(Data items)
━━━

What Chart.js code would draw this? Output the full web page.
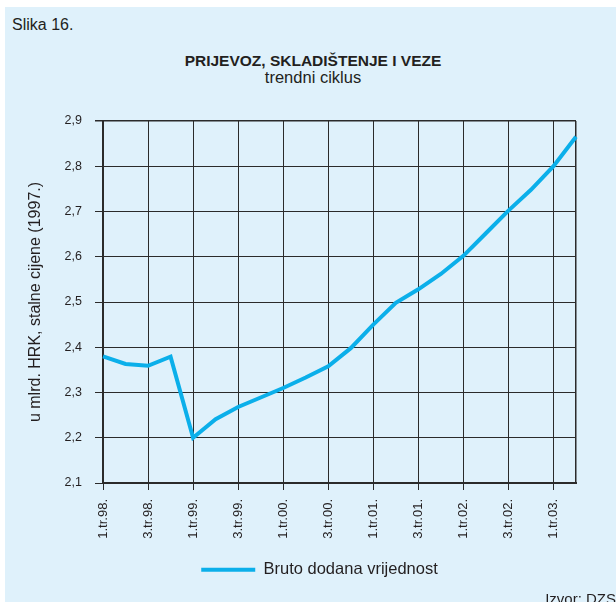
<!DOCTYPE html>
<html>
<head>
<meta charset="utf-8">
<script src="https://cdn.jsdelivr.net/npm/chart.js@4.4.1/dist/chart.umd.min.js"></script>
<style>
  html, body { margin: 0; padding: 0; background: #fff; }
  body { width: 616px; height: 603px; position: relative; overflow: hidden;
         font-family: "Liberation Sans", Arial, sans-serif; color: #231f20; }
  #panel { position: absolute; left: 5px; top: 7px; width: 611px; height: 595px;
           background: #dff1fb; overflow: hidden; }
  .txt { position: absolute; line-height: 1; white-space: nowrap; }
  #slika { left: 7px; top: 9.5px; font-size: 16px; }
  #title { left: 158px; width: 300px; text-align: center; top: 45.5px; font-size: 15.5px; font-weight: bold; }
  #subtitle { left: 158px; width: 300px; text-align: center; top: 62.3px; font-size: 16.5px; }
  #izvor { right: 0; top: 584px; font-size: 15px; }
  #wrap { position: absolute; left: 0; top: 0; width: 611px; height: 595px; }
</style>
</head>
<body>
<div id="panel">
  <div class="txt" id="slika">Slika 16.</div>
  <div class="txt" id="title">PRIJEVOZ, SKLADIŠTENJE I VEZE</div>
  <div class="txt" id="subtitle">trendni ciklus</div>
  <div id="wrap"><canvas id="chart"></canvas></div>
  <div class="txt" id="izvor">Izvor: DZS</div>
</div>
<script>
const quarters = [
  "1.tr.98.", "2.tr.98.", "3.tr.98.", "4.tr.98.",
  "1.tr.99.", "2.tr.99.", "3.tr.99.", "4.tr.99.",
  "1.tr.00.", "2.tr.00.", "3.tr.00.", "4.tr.00.",
  "1.tr.01.", "2.tr.01.", "3.tr.01.", "4.tr.01.",
  "1.tr.02.", "2.tr.02.", "3.tr.02.", "4.tr.02.",
  "1.tr.03.", "2.tr.03."
];
const brutoDodana = [
  2.380, 2.363, 2.359, 2.379,
  2.200, 2.241, 2.268, 2.289,
  2.310, 2.333, 2.358, 2.398,
  2.450, 2.498, 2.528, 2.562,
  2.602, 2.652, 2.702, 2.748,
  2.800, 2.865
];
const seriesName = "Bruto dodana vrijednost";
const yTitle = "u mlrd. HRK, stalne cijene (1997.)";

const lineColor = "#0bafea";
const inkColor = "#231f20";
const gridColor = "#2b2b2b";
const fontFamily = '"Liberation Sans", Arial, sans-serif';
const lastIndex = quarters.length - 1;

// only every second quarter gets a label and a grid line
const isShown = (i) => i % 2 === 0;

new Chart(document.getElementById("chart"), {
  type: "line",
  data: {
    labels: quarters,
    datasets: [{
      label: seriesName,
      data: brutoDodana,
      borderColor: lineColor,
      backgroundColor: lineColor,
      borderWidth: 4,
      pointRadius: 0,
      tension: 0,
      fill: false,
    }],
  },
  options: {
    responsive: true,
    maintainAspectRatio: false,
    animation: false,
    layout: { padding: { left: 58, top: 114, right: 40, bottom: 14 } },
    plugins: {
      title: { display: false },
      tooltip: { enabled: false },
      legend: {
        position: "bottom",
        labels: {
          color: inkColor,
          boxWidth: 54,
          boxHeight: 4,
          padding: 10,
          font: { family: fontFamily, size: 16.5 },
          generateLabels: (chart) =>
            Chart.defaults.plugins.legend.labels.generateLabels(chart).map((item) => ({
              ...item, lineWidth: 0, fillStyle: lineColor,
            })),
        },
      },
    },
    scales: {
      x: {
        offset: false,
        afterFit: (scale) => { scale.height = 68.5; },
        border: { display: true, color: gridColor, width: 2 },
        grid: {
          color: (ctx) => (isShown(ctx.index) || ctx.index === lastIndex ? gridColor : "transparent"),
          tickColor: (ctx) => (isShown(ctx.index) ? gridColor : "transparent"),
          lineWidth: (ctx) => (ctx.index === lastIndex ? 1.5 : 1),
          tickLength: 7,
        },
        ticks: {
          autoSkip: false,
          maxRotation: 90,
          minRotation: 90,
          padding: 9,
          color: inkColor,
          font: { family: fontFamily, size: 13 },
          callback: (value, index) => (isShown(index) ? quarters[index] : ""),
        },
      },
      y: {
        min: 2.1,
        max: 2.9,
        afterFit: (scale) => { scale.width = 40; },
        border: { display: true, color: gridColor, width: 2 },
        grid: {
          color: gridColor,
          lineWidth: (ctx) => (ctx.index === 8 ? 1.5 : 1),
          tickLength: 8,
        },
        ticks: {
          stepSize: 0.1,
          padding: 13,
          color: inkColor,
          font: { family: fontFamily, size: 12.5 },
          callback: (value) => value.toFixed(1).replace(".", ","),
        },
        title: {
          display: true,
          text: yTitle,
          color: inkColor,
          font: { family: fontFamily, size: 16 },
          padding: { top: -36.6, bottom: 0 },
        },
      },
    },
  },
});
</script>
</body>
</html>
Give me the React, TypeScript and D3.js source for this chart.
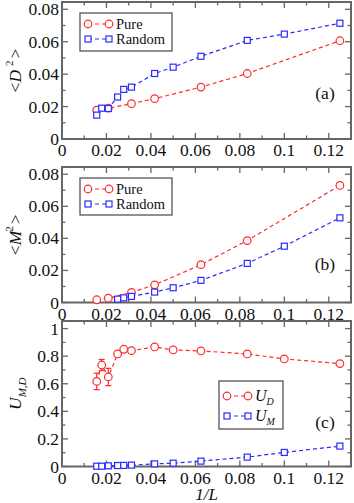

━━━

* What to do *
Are you able to set down all the lines above exactly, without any pictures?

* Worked answer *
What Chart.js code would draw this? Output the full web page.
<!DOCTYPE html>
<html>
<head>
<meta charset="utf-8">
<script src="https://cdn.jsdelivr.net/npm/chart.js@4.4.1/dist/chart.umd.min.js"></script>
<style>
  html, body { margin: 0; padding: 0; background: #fff; }
  body { width: 616px; height: 603px; position: relative; overflow: hidden;
         font-family: "Liberation Sans", Arial, sans-serif; color: #231f20; }
  #panel { position: absolute; left: 5px; top: 7px; width: 611px; height: 595px;
           background: #dff1fb; overflow: hidden; }
  .txt { position: absolute; line-height: 1; white-space: nowrap; }
  #slika { left: 7px; top: 9.5px; font-size: 16px; }
  #title { left: 158px; width: 300px; text-align: center; top: 45.5px; font-size: 15.5px; font-weight: bold; }
  #subtitle { left: 158px; width: 300px; text-align: center; top: 62.3px; font-size: 16.5px; }
  #izvor { right: 0; top: 584px; font-size: 15px; }
  #wrap { position: absolute; left: 0; top: 0; width: 611px; height: 595px; }
</style>
</head>
<body>
<div id="panel">
  <div class="txt" id="slika">Slika 16.</div>
  <div class="txt" id="title">PRIJEVOZ, SKLADIŠTENJE I VEZE</div>
  <div class="txt" id="subtitle">trendni ciklus</div>
  <div id="wrap"><canvas id="chart"></canvas></div>
  <div class="txt" id="izvor">Izvor: DZS</div>
</div>
<script>
const quarters = [
  "1.tr.98.", "2.tr.98.", "3.tr.98.", "4.tr.98.",
  "1.tr.99.", "2.tr.99.", "3.tr.99.", "4.tr.99.",
  "1.tr.00.", "2.tr.00.", "3.tr.00.", "4.tr.00.",
  "1.tr.01.", "2.tr.01.", "3.tr.01.", "4.tr.01.",
  "1.tr.02.", "2.tr.02.", "3.tr.02.", "4.tr.02.",
  "1.tr.03.", "2.tr.03."
];
const brutoDodana = [
  2.380, 2.363, 2.359, 2.379,
  2.200, 2.241, 2.268, 2.289,
  2.310, 2.333, 2.358, 2.398,
  2.450, 2.498, 2.528, 2.562,
  2.602, 2.652, 2.702, 2.748,
  2.800, 2.865
];
const seriesName = "Bruto dodana vrijednost";
const yTitle = "u mlrd. HRK, stalne cijene (1997.)";

const lineColor = "#0bafea";
const inkColor = "#231f20";
const gridColor = "#2b2b2b";
const fontFamily = '"Liberation Sans", Arial, sans-serif';
const lastIndex = quarters.length - 1;

// only every second quarter gets a label and a grid line
const isShown = (i) => i % 2 === 0;

new Chart(document.getElementById("chart"), {
  type: "line",
  data: {
    labels: quarters,
    datasets: [{
      label: seriesName,
      data: brutoDodana,
      borderColor: lineColor,
      backgroundColor: lineColor,
      borderWidth: 4,
      pointRadius: 0,
      tension: 0,
      fill: false,
    }],
  },
  options: {
    responsive: true,
    maintainAspectRatio: false,
    animation: false,
    layout: { padding: { left: 58, top: 114, right: 40, bottom: 14 } },
    plugins: {
      title: { display: false },
      tooltip: { enabled: false },
      legend: {
        position: "bottom",
        labels: {
          color: inkColor,
          boxWidth: 54,
          boxHeight: 4,
          padding: 10,
          font: { family: fontFamily, size: 16.5 },
          generateLabels: (chart) =>
            Chart.defaults.plugins.legend.labels.generateLabels(chart).map((item) => ({
              ...item, lineWidth: 0, fillStyle: lineColor,
            })),
        },
      },
    },
    scales: {
      x: {
        offset: false,
        afterFit: (scale) => { scale.height = 68.5; },
        border: { display: true, color: gridColor, width: 2 },
        grid: {
          color: (ctx) => (isShown(ctx.index) || ctx.index === lastIndex ? gridColor : "transparent"),
          tickColor: (ctx) => (isShown(ctx.index) ? gridColor : "transparent"),
          lineWidth: (ctx) => (ctx.index === lastIndex ? 1.5 : 1),
          tickLength: 7,
        },
        ticks: {
          autoSkip: false,
          maxRotation: 90,
          minRotation: 90,
          padding: 9,
          color: inkColor,
          font: { family: fontFamily, size: 13 },
          callback: (value, index) => (isShown(index) ? quarters[index] : ""),
        },
      },
      y: {
        min: 2.1,
        max: 2.9,
        afterFit: (scale) => { scale.width = 40; },
        border: { display: true, color: gridColor, width: 2 },
        grid: {
          color: gridColor,
          lineWidth: (ctx) => (ctx.index === 8 ? 1.5 : 1),
          tickLength: 8,
        },
        ticks: {
          stepSize: 0.1,
          padding: 13,
          color: inkColor,
          font: { family: fontFamily, size: 12.5 },
          callback: (value) => value.toFixed(1).replace(".", ","),
        },
        title: {
          display: true,
          text: yTitle,
          color: inkColor,
          font: { family: fontFamily, size: 16 },
          padding: { top: -36.6, bottom: 0 },
        },
      },
    },
  },
});
</script>
</body>
</html>
Give me the React, TypeScript and D3.js source for this chart.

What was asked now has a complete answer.